Across many industries, miscommunication, unfocussed communication, or a complete lack of situational awareness, can be the Achilles heel of many companies’ performance, public perception, and brand. We see it in healthcare, we see it in government, we see it in human interactions and relationships. We certainly see it in today’s complex IT environment, where the repercussions include the invaluable loss of customer trust, loss of revenue, internal disruption, and diminished employee morale. Lack of situational awareness impacts every level of business, from global corporations such as Google, Capital One, and Amazon Web Services, to small businesses managed by outsourced MSPs.

“More than 80% of all incidents are caused by planned and unplanned changes” -Gartner

Sometimes, the changes remain unnoticed for hours if not days, before a major outage occurs…and by that time, even Sherlock Holmes would be challenged to unravel what went wrong! The time required to identify and remedy the infrastructure configuration changes that caused the incident in the first place, significantly impacts the business, and the damages and losses have already begun to compound.

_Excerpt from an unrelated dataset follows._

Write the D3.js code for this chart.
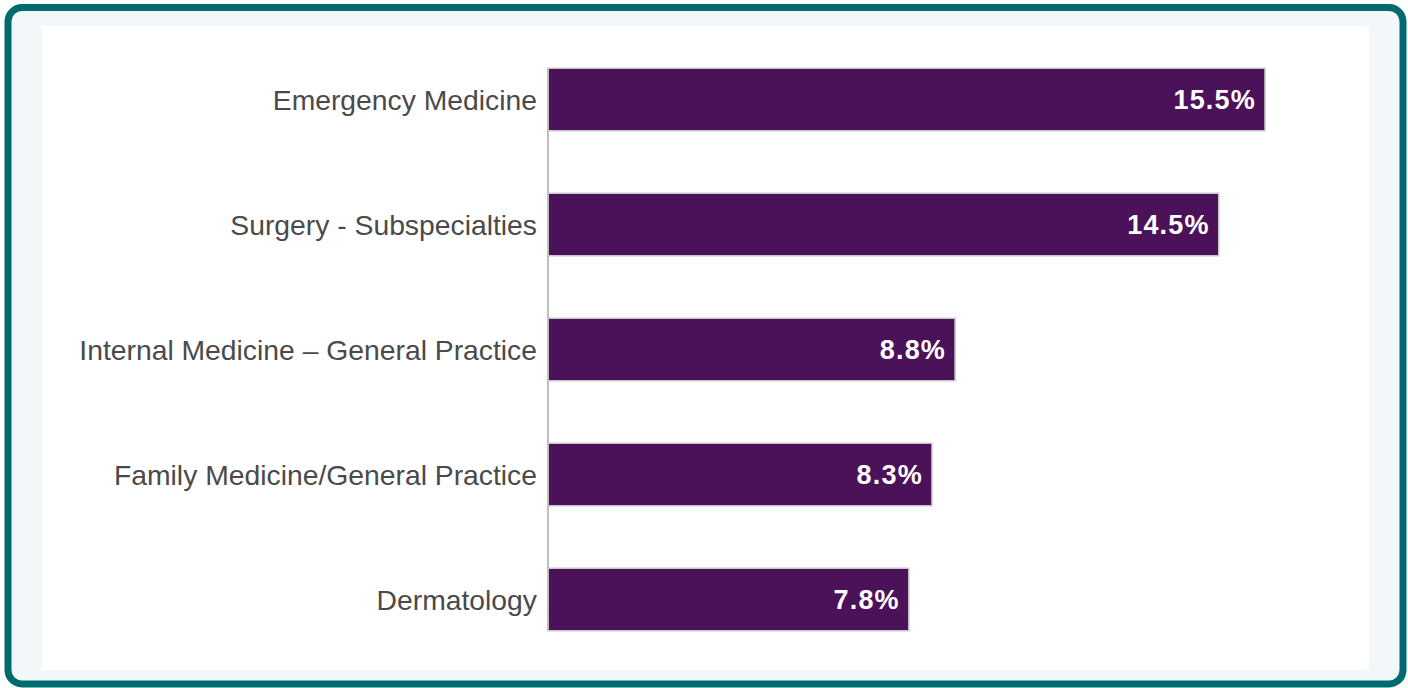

But what if one could have… a real time activity stream of configuration changes, that occurs throughout the environment?

At a minimum, this would enable incident triage to expedite all relevant changes, quickly narrowing down the scope of the problem. The technician at hand could easily see how changes to the firewall rules, which belong to the network team, directly impacts the application team. In doing so, the technician has also saved a lot of time for many other folk, by avoiding the unnecessary, dreaded emergency conference bridge, which all too often has become commonplace.

Perhaps, if the change data is leveraged early enough, by capturing the configuration changes related to the Change Request and used during post-implementation reviews, the outages may be prevented altogether.

Why don’t most infrastructure operations monitor for configuration changes, today?

Most likely, companies assume they have a comprehensive coverage with their existing myriad list of configuration management tools, with each silo (networks, servers, apps, cloud, VM, containers, etc…) providing coverage for their own specific domain. While this may be true, none of these independent tools brings all the configuration changes together in one place, and certainly none relate the configuration data together or with Change Requests.

The configuration change monitoring solution needs to be specifically focused to help incident response, incident prevention and configuration assurance.

Just as our ER patient would have greatly benefited if the doctor was able to communicate with the patient, and more importantly, was made aware of his peanut allergy, so too, IT infrastructure and operational support can also greatly benefit from having visibility to configuration changes that are constantly made throughout their environment, whether planned or unplanned. Finding out “what’s changed” shouldn’t require everyone getting on an emergency conference bridge.